NEED TO KNOW
- Alyssa Stout plans to honor her late sister and best friend with life-size cardboard cutouts at her non-traditional wedding
- Both women, who were meant to be her maids of honor, passed away years before her engagement
- Stout hopes her story inspires others to grieve and celebrate loved ones in unique, personal ways
When Alyssa Stout joked on TikTok that her maid of honor had “ghosted” her ahead of her wedding, viewers expected a messy friendship fallout.
Instead, they got something much more emotional.
“My maids of honor ghosted me before I could plan my wedding, so now we have to create them in cardboard cutout form,” Stout starts her viral TikTok, which now has 1.5 million views. “Before you start asking why they ghosted me, I mean actually ghosted me — they’re no longer here.”
The 28-year-old from Columbus, Ohio, quickly revealed the truth behind the viral clip: the two women who were meant to stand beside her on her wedding day — her older sister, Randi, and her best friend, Mallory — have both died.
“The ‘maid of honor ghosting me’ storyline is actually rooted in something much deeper,” Stout tells PEOPLE exclusively.
Growing up, Stout always imagined her sister would be by her side for life’s biggest milestones.
“My maid of honor was always supposed to be my older sister, Randi,” she says. “She was four years older than me, and like a lot of sisters, we grew up imagining being there for each other’s weddings — getting ready together, dress shopping, all of it.”
Alyssa Stout
That vision was shattered on Mother’s Day in May 2018, when Randi died in a car accident at just 24 years old. Stout was 20.
In the days after her sister’s death, a message surfaced that made the loss even more profound.
“One of her friends showed me a text where my sister said that if she ever got married, her maid of honor would be me,” Stout recalls. “Knowing we would never get to stand beside each other in those moments was heartbreaking.”
In the years that followed, Stout leaned on her best friend, Mallory — someone she describes as her “rock” through unimaginable grief.
“She helped me through my grief and was there for me in ways I’ll never be able to fully put into words,” she says.
Alyssa Stout
During one emotional night, Stout remembers opening up to Mallory about that text from her sister, and the pain of knowing those future moments were gone.
“She promised me that if I ever got married, she would be my maid of honor,” Stout says.
But in a devastating turn, history repeated itself.
In May 2022, four years after losing her sister, Mallory also died in a car accident. She was 24.
“At that point, I knew there was no replacing that role,” Stout says. “These were the two people who shaped me the most, and there was never going to be anyone else standing next to me in that way.”
Alyssa Stout
Years later, Stout found love again. She and her fiancé have been together for six years and share a 2-year-old son. The couple got engaged on Valentine’s Day this year and are planning a September 2027 wedding.

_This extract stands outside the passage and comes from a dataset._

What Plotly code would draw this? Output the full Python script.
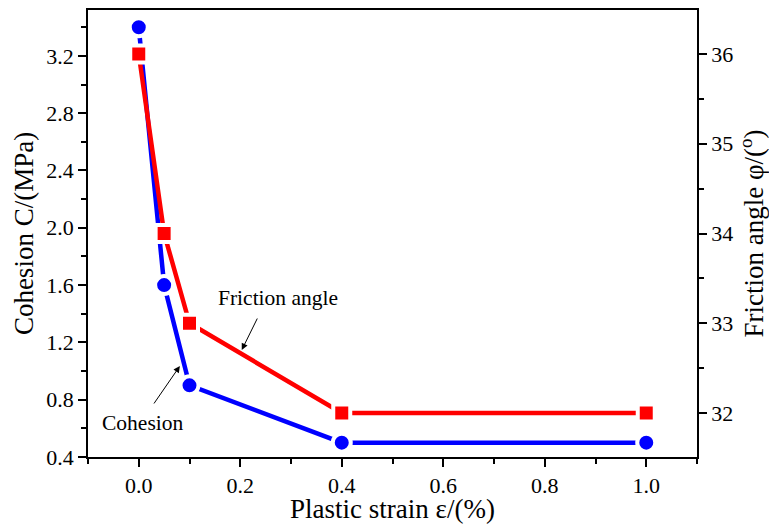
import plotly.graph_objects as go

strain = [0.0, 0.05, 0.1, 0.4, 1.0]
cohesion = [3.4, 1.6, 0.9, 0.5, 0.5]
friction = [36.0, 34.0, 33.0, 32.0, 32.0]

x_ticks = [0.0, 0.2, 0.4, 0.6, 0.8, 1.0]
y_ticks = [0.4, 0.8, 1.2, 1.6, 2.0, 2.4, 2.8, 3.2]
y2_ticks = [32, 33, 34, 35, 36]

FONT = "Liberation Serif"

fig = go.Figure()
fig.add_trace(go.Scatter(
    x=strain, y=cohesion, mode="lines+markers", name="Cohesion",
    line=dict(color="#0000ff", width=4.5),
    marker=dict(symbol="circle", size=18, color="#0000ff", line=dict(color="white", width=4)),
))
fig.add_trace(go.Scatter(
    x=strain, y=friction, mode="lines+markers", name="Friction angle", yaxis="y2",
    line=dict(color="#ff0000", width=4.5),
    marker=dict(symbol="square", size=17, color="#ff0000", line=dict(color="white", width=4)),
))

axis_common = dict(
    showline=True, linecolor="black", linewidth=1.5,
    ticks="outside", ticklen=8, tickwidth=1.5, tickcolor="black",
    showgrid=False, zeroline=False, automargin=False,
    tickfont=dict(family=FONT, size=22, color="black"),
)
minor_common = dict(ticks="outside", ticklen=5, tickwidth=1.5, tickcolor="black")

fig.update_layout(
    width=769, height=524,
    margin=dict(l=88, r=72, t=10, b=67),
    paper_bgcolor="white", plot_bgcolor="white",
    showlegend=False,
    font=dict(family=FONT, color="black"),
    xaxis=dict(
        **axis_common, range=[-0.1, 1.1], tickvals=x_ticks, ticktext=[f"{v:.1f}" for v in x_ticks],
        mirror=True,
        minor=dict(**minor_common, dtick=0.1, tick0=0),
        title=dict(text="Plastic strain ε/(%)", font=dict(family=FONT, size=27), standoff=0),
    ),
    yaxis=dict(
        **axis_common, range=[0.4, 3.52], tickvals=y_ticks, ticktext=[f"{v:.1f}" for v in y_ticks],
        minor=dict(**minor_common, dtick=0.2, tick0=0.4),
        title=dict(text="Cohesion C/(MPa)", font=dict(family=FONT, size=27), standoff=5),
    ),
    yaxis2=dict(
        **axis_common, range=[31.51, 36.49], tickvals=y2_ticks, ticktext=[str(v) for v in y2_ticks],
        overlaying="y", side="right",
        minor=dict(**minor_common, dtick=0.5, tick0=32),
        title=dict(text="Friction angle φ/(<sup>o</sup>)", font=dict(family=FONT, size=27), standoff=14),
    ),
)

fig.add_annotation(
    x=0.203, y=1.147, ax=0.235, ay=1.377, xref="x", yref="y", axref="x", ayref="y",
    text="", showarrow=True, arrowhead=2, arrowsize=1.3, arrowwidth=1, arrowcolor="black",
)
fig.add_annotation(
    x=0.274, y=1.51, xref="x", yref="y", text="Friction angle", showarrow=False,
    font=dict(family=FONT, size=21.5, color="black"),
)
fig.add_annotation(
    x=0.081, y=1.035, ax=0.028, ay=0.763, xref="x", yref="y", axref="x", ayref="y",
    text="", showarrow=True, arrowhead=2, arrowsize=1.3, arrowwidth=1, arrowcolor="black",
)
fig.add_annotation(
    x=0.008, y=0.637, xref="x", yref="y", text="Cohesion", showarrow=False,
    font=dict(family=FONT, size=21.5, color="black"),
)

fig.write_html("out.html")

As she began envisioning the day, Stout knew she wanted to honor both Randi and Mallory — but not in a way that felt purely somber.

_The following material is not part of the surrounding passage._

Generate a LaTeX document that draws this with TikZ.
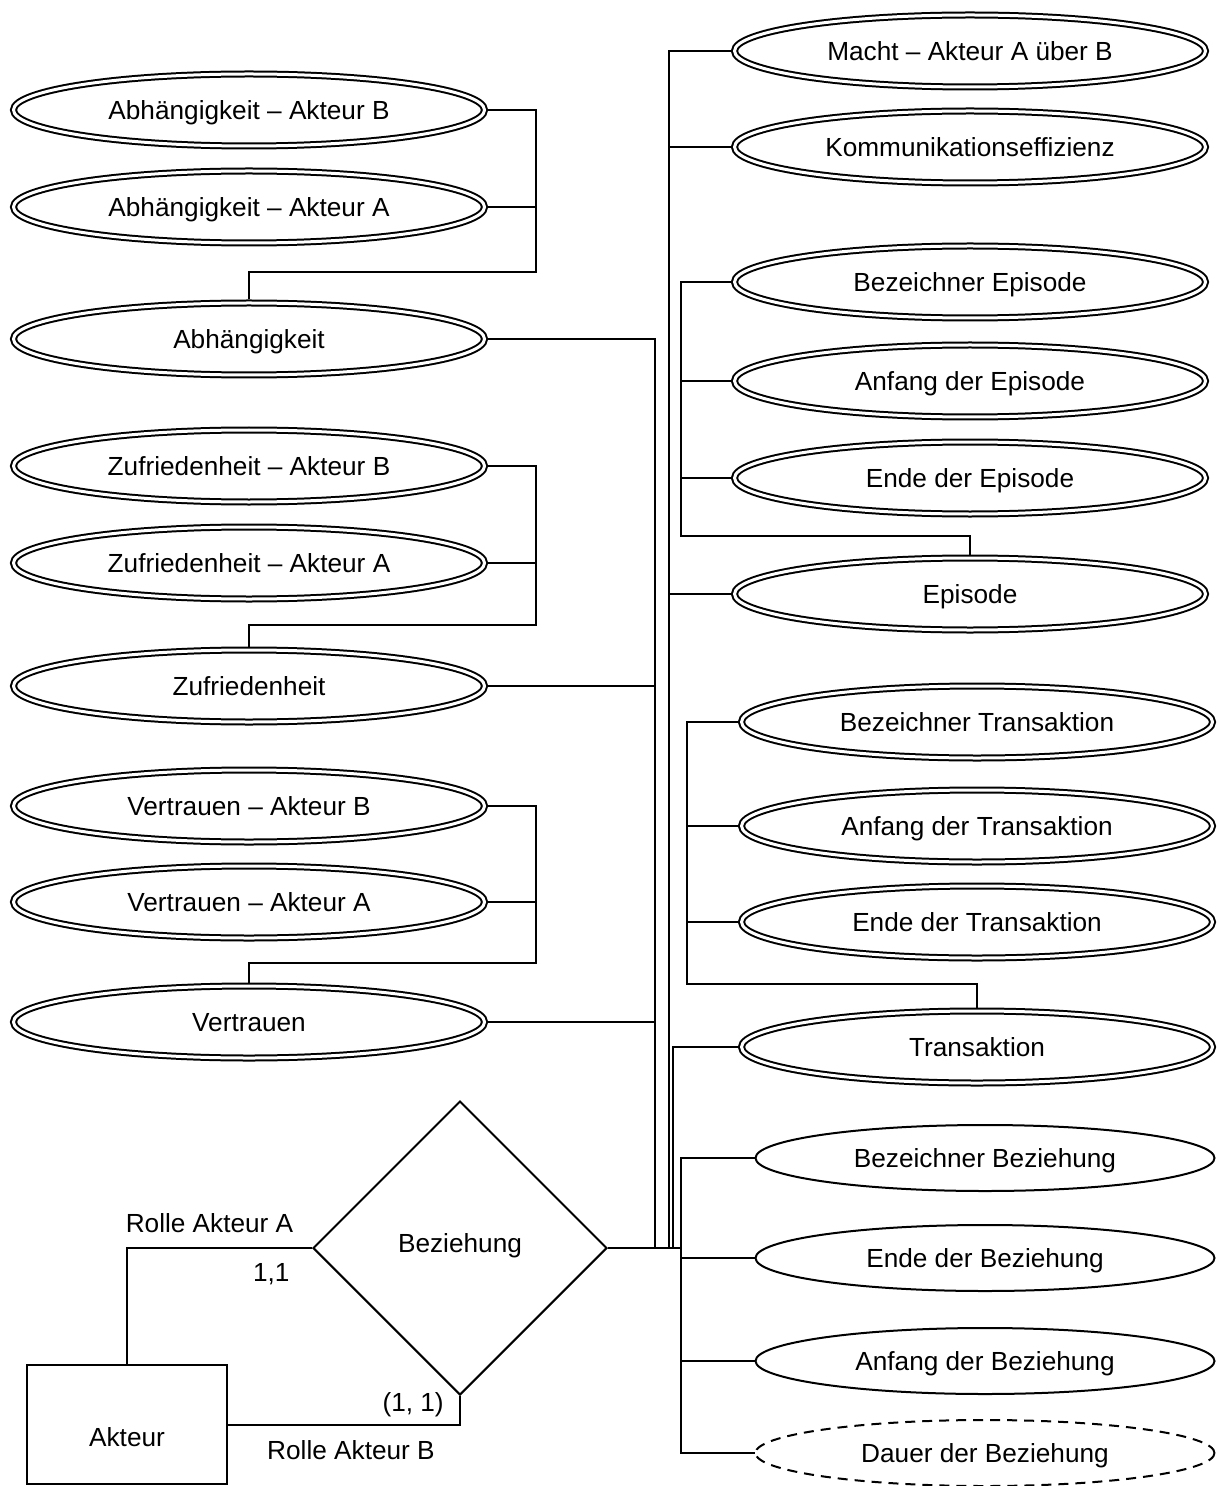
\documentclass[tikz,border=0pt]{standalone}
\usepackage{fontspec}
\setmainfont{Liberation Sans}
\usetikzlibrary{shapes.geometric}
\tikzset{
	attr/.style={ellipse, draw, line width=1pt, minimum width=229.5pt, minimum height=33pt, inner sep=0pt, text depth=0pt},
	multiattr/.style={ellipse, draw, line width=1pt, double, double distance=1.5pt, minimum width=235.5pt, minimum height=36pt, inner sep=0pt, outer sep=1.75pt, text depth=0pt},
	derived/.style={attr, dash pattern=on 5pt off 3.5pt},
	entity/.style={rectangle, draw, line width=1pt, minimum width=100pt, minimum height=59.5pt},
	relation/.style={diamond, draw, line width=1pt, minimum width=147pt, minimum height=147pt, inner sep=0pt},
	conn/.style={line width=0.9pt},
}

\begin{document}
\begin{tikzpicture}[x=0.5pt, y=-0.5pt, every node/.style={font=\fontsize{13.1}{16}\selectfont}]
			%%%%% START %%%%%
			\useasboundingbox (0,0) rectangle (1218,1486);
			
			% attribute links to the left
			\node[multiattr] (abhB) at (249,110) {Abhängigkeit – Akteur B};
			\node[multiattr] (abhA) at (249,207) {Abhängigkeit – Akteur A};
			\node[multiattr] (abh) at (249,339) {Abhängigkeit};
			
			\node[multiattr] (zufB) at (249,466) {Zufriedenheit – Akteur B};
			\node[multiattr] (zufA) at (249,563) {Zufriedenheit – Akteur A};
			\node[multiattr] (zuf) at (249,686) {Zufriedenheit};
			
			\node[multiattr] (vertrB) at (249,806) {Vertrauen – Akteur B};
			\node[multiattr] (vertrA) at (249,902) {Vertrauen – Akteur A};
			\node[multiattr] (vertr) at (249,1022) {Vertrauen};
			
			% attributes to the right
			\node[multiattr] (macht) at (970,51) {Macht – Akteur A über B};
			\node[multiattr] (komm) at (970,147) {Kommunikationseffizienz};
			
			\node[multiattr] (epiBez) at (970,282) {Bezeichner Episode};
			\node[multiattr] (epiAnf) at (970,381) {Anfang der Episode};
			\node[multiattr] (epiEnd) at (970,478) {Ende der Episode};
			\node[multiattr] (epi) at (970,594) {Episode};
			
			\node[multiattr] (trBez) at (977,722) {Bezeichner Transaktion};
			\node[multiattr] (trAnf) at (977,826) {Anfang der Transaktion};
			\node[multiattr] (trEnd) at (977,922) {Ende der Transaktion};
			\node[multiattr] (tr) at (977,1047) {Transaktion};
			
			\node[attr] (bzBez) at (985,1158) {Bezeichner Beziehung};
			\node[attr] (bzEnd) at (985,1258) {Ende der Beziehung};
			\node[attr] (bzAnf) at (985,1361) {Anfang der Beziehung};
			\node[derived] (bzDauer) at (985,1453) {Dauer der Beziehung};
			
			% relation and entity
			\node[relation, text depth=5.5pt] (bez) at (460,1248) {Beziehung};
			\node[entity, text height=22.4pt, text depth=0pt] (akteur) at (127,1424.5) {Akteur};
			
			\coordinate (abhJ) at (536,272);
			\coordinate (zufJ) at (536,625);
			\coordinate (vertrJ) at (536,963);
			\coordinate (epiJ) at (681,536);
			\coordinate (trJ) at (687,984);
			\coordinate (leftJ) at (655,1248);
			\coordinate (midJ) at (669,1248);
			\coordinate (trunkJ) at (673,1248);
			\coordinate (attrJ) at (681,1248);
			
			\foreach \a in {abhB,abhA} \draw[conn] (abh.north) |- (abhJ) |- (\a.east);
			\foreach \a in {zufB,zufA} \draw[conn] (zuf.north) |- (zufJ) |- (\a.east);
			\foreach \a in {vertrB,vertrA} \draw[conn] (vertr.north) |- (vertrJ) |- (\a.east);
			\foreach \a in {epiBez,epiAnf,epiEnd} \draw[conn] (epi.north) |- (epiJ) |- (\a.west);
			\foreach \a in {trBez,trAnf,trEnd} \draw[conn] (tr.north) |- (trJ) |- (\a.west);
			
			\foreach \a in {abh,zuf,vertr} \draw[conn] (bez.east) -- (leftJ) |- (\a.east);
			\foreach \a in {macht,komm,epi} \draw[conn] (bez.east) -- (midJ) |- (\a.west);
			\draw[conn] (bez.east) -- (trunkJ) |- (tr.west);
			\foreach \a in {bzBez,bzEnd,bzAnf,bzDauer} \draw[conn] (bez.east) -- (attrJ) |- (\a.west);
			
			\draw[line width=1pt] (akteur.north) |- node[pos=0.723, above=4pt] {Rolle Akteur A} node[pos=0.89, below=4pt] {1,1} (bez.west);
			\draw[line width=1pt] (akteur.east) -| node[pos=0.399, above, inner sep=3.5pt] {(1, 1)} node[pos=0.265, below=4pt] {Rolle Akteur B} (bez.south);
			
			%%%%% END %%%%%
\end{tikzpicture}
\end{document}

“I’ve seen a lot of beautiful tributes at weddings — empty seats, photos, small memorials — and I think those are incredibly meaningful,” she says. “But for me, it didn’t feel like enough for the impact they had on my life.”
Instead, she leaned into something more reflective of her personality and theirs.
“My wedding is already very non-traditional — fun, bold, a little ‘unhinged’ — so I wanted to honor them in a way that actually felt like me, and like them,” she explains.
That’s when the idea struck.
Stout decided to create life-size cardboard cutouts of both Randi and Mallory, dressed in bridesmaid gowns, so they could still be part of her big day.
“It started as a joke,” she admits. “But the more I thought about it, the more it felt perfect.”
The cutouts won’t just make an appearance at the wedding — they’ve already become part of the planning process.
“I made ‘prototype’ versions to include them in the wedding planning process, which has been a fun and meaningful way for me to visualize them still being part of everything,” she says.
For Stout, the goal isn’t to center loss — it’s to celebrate life.
“It allows me to include them in a way that feels joyful, not just somber,” she says. “I want people to feel how much life and personality they had — not just their absence.”
Sharing that perspective online felt natural. Stout has long been open about her grief, previously going viral when people around the world painted rocks for Mallory’s memorial tree.
“My audience already knows how much they mean to me, and this felt like a natural extension of that,” she says.
The response to her latest video has been overwhelming.
“There are people who have experienced loss themselves and deeply relate, and others who haven’t but are still really moved by the idea,” she says. “It’s sparked conversations about grief, but also about creativity and individuality in weddings.”
Above all, Stout hopes her story gives others permission to grieve in their own way.
“If anything, I hope people take away that there’s no ‘right’ way to grieve,” she says. “It doesn’t have to look sad all the time — it can be joyful, weird, creative, even a little unhinged.”
“And the same goes for weddings,” she adds. “They don’t have to be traditional or cookie-cutter. You can honor the people you love in ways that feel true to you.”